Listening here, it feels like there's a lot of action. There's a rubato solo piano intro, then a brief Ahmad-like Latin vamp (again, cop that figure, pianists). Blakey plays a strong accent when he comes in there. Swing 2 feel with brushes on when Miles comes in with the tune. Latin vamp comes back before the bridge— Blakey uses sticks briefly there, before going back to the brushes for the bridge and last A. At the end of the form there are some arranged kicks and four bars of the Latin vamp. Apart from the Latin parts, Sam Jones plays in 2 for the whole head. 

Cannonball is the only soloist, and he plays two choruses. Rhythm section swings in 4 the whole time, except in the first chorus Blakey momentarily plays the Latin groove going into the bridge. Blakey plays sticks, with a bongo groove with the left hand. They play the straight through the form, none of the added kicks or Latin parts. 

Back to brushes on the head out, Miles plays the A sections, Hank Jones plays the bridge. Sam Jones walks until the last A, where he goes into 2. None of the added Latin parts happen, except at the very end, as an outro. It seems to come as a surprise, because Blakey plays the first few bars with brushes, and then switches to sticks.     

There's a lot of power to having everything clean and in its place like this. These changes like going from brushes to sticks have a big impact when there aren't a lot of distractions. 


Somethin' Else 

Bright tempo blues written by Miles, with an oblique kind of melody and some funny changes— somebody with more harmonic knowledge than me could tell you what's happening here. There's more comping activity from Blakey here, but it's all balanced to be softer than the ride cymbal. There's a tight little dynamic envelope happening there.  

There's a little air between the attack on the cymbal and Sam Jones's attack on the bass. It's fooling my ear a little bit— I think Jones is in front, Blakey in back, and could totally be wrong. They're both absolutely solid and come off as being right on the beat, and driving. There's just a little space between their attacks. 

Around 3:57 Blakey double times in a way I don't hear much any more.
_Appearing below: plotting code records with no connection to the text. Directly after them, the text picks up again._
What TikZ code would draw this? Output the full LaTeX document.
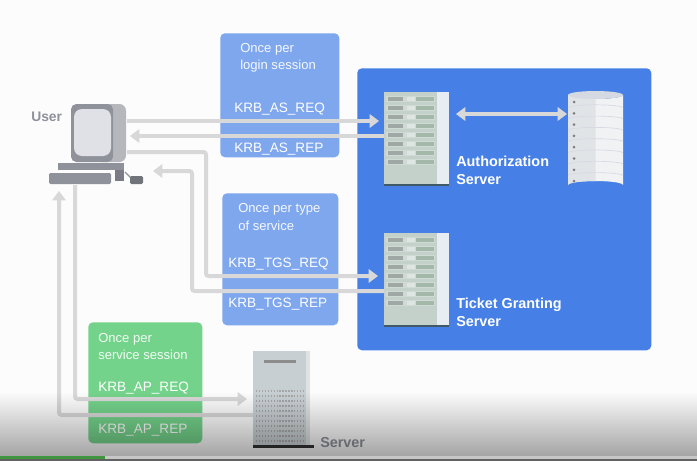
\documentclass[tikz,border=0pt]{standalone}
\usepackage{fontspec}
\setmainfont{Liberation Sans}
\usetikzlibrary{arrows.meta}
\usetikzlibrary{fadings}
\usetikzlibrary{calc}

\definecolor{panelblue}{HTML}{7FA7EE}
\definecolor{panelgreen}{HTML}{74D38B}
\definecolor{authblue}{HTML}{4680E6}
\definecolor{wire}{HTML}{D8D8D8}
\definecolor{usergrey}{HTML}{8F919B}
\definecolor{userside}{HTML}{B6B7BC}
\definecolor{userscreen}{HTML}{DFE1E6}
\definecolor{rackbody}{HTML}{C4D1CB}
\definecolor{rackside}{HTML}{E8ECF3}
\definecolor{rackbase}{HTML}{3F5A66}
\definecolor{rackrow}{HTML}{D0DAD5}
\definecolor{rackleft}{HTML}{9FA8A4}
\definecolor{rackmid}{HTML}{DFE5E2}
\definecolor{rackright}{HTML}{A3B8A8}
\definecolor{dbleft}{HTML}{E1E4E7}
\definecolor{dbright}{HTML}{F0F2F4}
\definecolor{dbtop}{HTML}{D5DAE2}
\definecolor{towerbody}{HTML}{C8CFD2}
\definecolor{towerside}{HTML}{DDE2E3}

\tikzfading[name=stripfade, top color=transparent!100, bottom color=transparent!0]

\def\px{0.75pt}
\tikzset{
    >={Triangle[length=7pt,width=10pt]},
    wireline/.style={draw=wire, line width=3pt, rounded corners=2pt},
    panel/.style={rounded corners=3.5pt, anchor=north west, inner sep=0pt},
    small/.style={anchor=base west, inner sep=0pt, text=white!92!panelblue, font=\fontsize{9.8}{12}\selectfont},
    msg/.style={anchor=base west, inner sep=0pt, text=white, font=\fontsize{10.2}{12}\selectfont},
    title/.style={anchor=base west, inner sep=0pt, text=white, font=\fontsize{10.8}{12}\selectfont\bfseries},
}

% one rack: name, left edge, top edge
\newcommand{\rackserver}[3]{
    \node (#1) [anchor=north west, inner sep=0pt, minimum width=65*\px, minimum height=94*\px] at (#2,#3) {};
    \fill[rackside] (#2+53,#3) rectangle (#2+65,#3+92);
    \fill[rackbody] (#2,#3) rectangle (#2+53,#3+92);
    \fill[rackbase] (#2,#3+91.5) rectangle (#2+65,#3+94);
    \foreach \row in {0,...,7}{
        \fill[rackrow] (#2+2,#3+3.5+\row*9.05) rectangle (#2+51,#3+10+\row*9.05);
        \fill[rackleft] (#2+4,#3+4.5+\row*9.05) rectangle (#2+19,#3+9+\row*9.05);
        \fill[rackmid] (#2+23,#3+4.5+\row*9.05) rectangle (#2+31,#3+9+\row*9.05);
        \fill[rackright] (#2+32,#3+4.5+\row*9.05) rectangle (#2+50,#3+9+\row*9.05);
    }
}

\begin{document}
\begin{tikzpicture}[x=\px,y=-\px]
    \useasboundingbox (0,0) rectangle (697,461);
    \fill[white!99!black] (0,0) rectangle (697,461);

    % message panels
    \node (askbox) [panel, fill=panelblue, minimum width=119*\px, minimum height=124*\px] at (220,33) {};
    \node (tgsbox) [panel, fill=panelblue, minimum width=116*\px, minimum height=132*\px] at (222,193) {};
    \node (apbox) [panel, fill=panelgreen, minimum width=114*\px, minimum height=121*\px] at (88,322) {};
    \node (authbox) [panel, fill=authblue, minimum width=294*\px, minimum height=282*\px] at (357,68) {};

    % servers
    \rackserver{assrv}{384}{92}
    \rackserver{tgssrv}{384}{233}

    % database
    \node (db) [anchor=north west, inner sep=0pt, minimum width=56*\px, minimum height=100*\px] at (568,90) {};
    \fill[dbright] (568,95) -- (568,185) arc[start angle=180, end angle=360, x radius=27.5, y radius=4] -- (623,95) arc[start angle=0, end angle=180, x radius=27.5, y radius=4] -- cycle;
    \fill[dbleft] (568,95) -- (568,185) arc[start angle=180, end angle=270, x radius=27.5, y radius=4] -- (595.5,95) -- cycle;
    \fill[dbtop] (595.5,95) ellipse[x radius=27.5, y radius=4];
    \foreach \shelf in {0,...,7}{
        \fill[gray] (574,102+\shelf*11.3) circle (1.5);
        \ifnum\shelf>0
            \draw[dbtop, line width=0.5pt] (568,96.5+\shelf*11.3) arc[start angle=180, end angle=360, x radius=27.5, y radius=3];
        \fi
    }

    % tower
    \node (tower) [anchor=north west, inner sep=0pt, minimum width=58*\px, minimum height=96*\px] at (253,351) {};
    \fill[towerbody] (253,351) rectangle (306,446);
    \fill[towerside] (306,351) rectangle (310,446);
    \fill[black!45] (264,360) rectangle (296,363);
    \foreach \dy in {0,...,10}{
        \draw[black!35, line width=0.9pt, dash pattern=on 1pt off 1.2pt] (256,391+\dy*5) -- (304,391+\dy*5);
    }
    \fill[black!80] (253,445) rectangle (314,447.5);

    % user terminal
    \node (monitor) [anchor=north west, inner sep=0pt, minimum width=55*\px, minimum height=58*\px] at (71,104) {};
    \fill[userside, rounded corners=5pt] (95,104) rectangle (126,162);
    \fill[usergrey, rounded corners=4pt] (71,104) rectangle (113,162);
    \fill[userscreen, rounded corners=6pt] (74,109) rectangle (111,156);
    \fill[usergrey] (58,163) rectangle (124,170);
    \fill[usergrey!85!black] (115,170) rectangle (124,181);
    \fill[usergrey, rounded corners=1pt] (49,173) rectangle (111,184);
    \draw[white, line width=0.6pt, dash pattern=on 1.5pt off 1pt] (56,172) -- (108,172);
    \draw[usergrey, line width=1pt] (125,172) -- (132,179);
    \fill[usergrey!80!black, rounded corners=1pt] (130,176) rectangle (143,184);

    % named ends of the wires
    \coordinate (asreqA) at (127,121);
    \coordinate (asreqB) at (379,121);
    \coordinate (asrepA) at (384,136);
    \coordinate (asrepB) at (130,136);
    \coordinate (tgsreqA) at (127,152);
    \coordinate (tgsreqB) at (206,276);
    \coordinate (tgsreqC) at (378,276);
    \coordinate (tgsrepA) at (384,291);
    \coordinate (tgsrepB) at (192,291);
    \coordinate (tgsrepC) at (153,171);
    \coordinate (apreqA) at (75,185);
    \coordinate (apreqB) at (75,399);
    \coordinate (apreqC) at (247,399);
    \coordinate (aprepA) at (253,415);
    \coordinate (aprepB) at (59,415);
    \coordinate (aprepC) at (59,191);
    \coordinate (dbA) at (456,114);
    \coordinate (dbB) at (567,114);

    \draw[wireline, ->] (asreqA) -- (asreqB);
    \draw[wireline, ->] (asrepA) -- (asrepB);
    \draw[wireline, ->] (tgsreqA) -| (tgsreqB) -- (tgsreqC);
    \draw[wireline, ->] (tgsrepA) -- (tgsrepB) |- (tgsrepC);
    \draw[wireline, ->] (apreqA) -- (apreqB) -- (apreqC);
    \draw[wireline, ->] (aprepA) -- (aprepB) -- (aprepC);
    \draw[wireline, <->] (dbA) -- (dbB);

    % Labels
    \node (userlab) [title, text=usergrey, font=\fontsize{10.4}{12}\selectfont\bfseries] at (31,121) {User};
    \node (asonce) [small] at (240,52) {Once per};
    \node (aslogin) [small] at (240,69) {login session};
    \node (asreq) [msg] at (234,112) {KRB\_AS\_REQ};
    \node (asrep) [msg] at (234,152) {KRB\_AS\_REP};
    \node (tgsonce) [small] at (238,212) {Once per type};
    \node (tgssvc) [small] at (238,230) {of service};
    \node (tgsreq) [msg] at (228,267) {KRB\_TGS\_REQ};
    \node (tgsrep) [msg] at (228,307) {KRB\_TGS\_REP};
    \node (aponce) [small, text=white!90!panelgreen] at (98,342) {Once per};
    \node (apsess) [small, text=white!90!panelgreen] at (98,359) {service session};
    \node (apreq) [msg] at (98,391) {KRB\_AP\_REQ};
    \node (aprep) [msg] at (98,433) {KRB\_AP\_REP};
    \node (authlabA) [title] at (456,166) {Authorization};
    \node (authlabB) [title] at (456,184) {Server};
    \node (ticketlabA) [title] at (456,308) {Ticket Granting};
    \node (ticketlabB) [title] at (456,326) {Server};
    \node (serverlab) [title, text=usergrey] at (320,447) {Server};

    % player strip
    \fill[black, opacity=0.42, path fading=stripfade] (0,392) rectangle (697,470);
    \fill[black!62] (0,456) rectangle (697,461);
    \fill[black!22] (105,456) rectangle (697,459);
    \fill[green!45!black!75!white] (0,456) rectangle (105,459);
\end{tikzpicture}
\end{document}
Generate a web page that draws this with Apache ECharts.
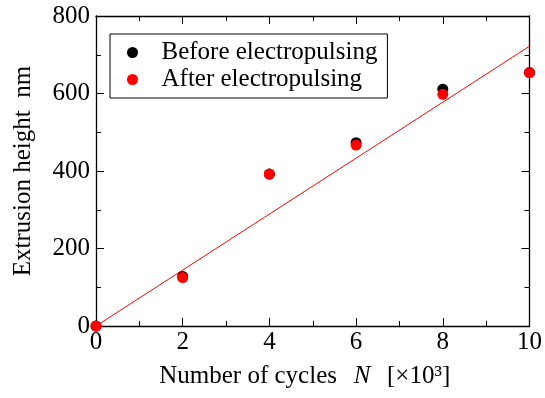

Dick Berk, a great drummer I used to see a lot in the 90s, used to do that a lot. 


One For Daddy-O
Slow blues in 2, again with the conga beat on the drums, brush in the right hand, stick in the left hand. The brush is beating quarter notes out of a circular motion, from the sound of it. 

Blakey goes to sticks and the bass goes into 4 as Cannonball's solo starts. Blakey continues the conga beat through the rest of the tune. On the head out, the bass goes back into 2, Blakey continues that beat. 


Dancing In The Dark 
This is a Cannonball feature, he plays the head and has the only solo. Bass walks during the solo, Blakey plays a basic time feel with the brushes all the way. Like on the rest of the record, it takes a lot of patience to play that way. It's its own effect, just playing time and not doing anything else. That doesn't even register as a way to play for most ambitious players today, it's off the table. Change it up.  

In my years working the titular gig of this site I played this tune a lot, with several excellent, though young, tenor players, and this was the type of tune they always hated play, and they could never do much with it. Listening here, obviously the problem was not the tune. They were prepared to do a lot of modern improvising and playing hip stuff, but had a harder time just playing a tune and making that good. They all learned, because they were good, but it took some time. 


Alison's Uncle
Bonus track, a loose medium up bebop tune. Blakey plays a little more, and gets to solo— he gets a chorus, and the bridge on the head out. He plays a hip variation on his conga beat for part of Miles solo. You could pull a lot of clichés (that's not a pejorative) out of Blakey's solo, if you were inclined that way. Not a lot happening with the bass drum, he's mostly using his hands, with the hihat strongly on 2 and 4 all the way through. One of these days I'll check out more closely how he phrases his solos— here they're basically neat little four bar phrases that develop nicely, they take a little turn in the second two measures. 

2 comments:

Michael Griener said...

Great!
You should make a series out of it.
That's a lot of important information right there.

Todd Bishop said...

Thanks Michael-- suddenly this feels way more useful and doing more transcriptions.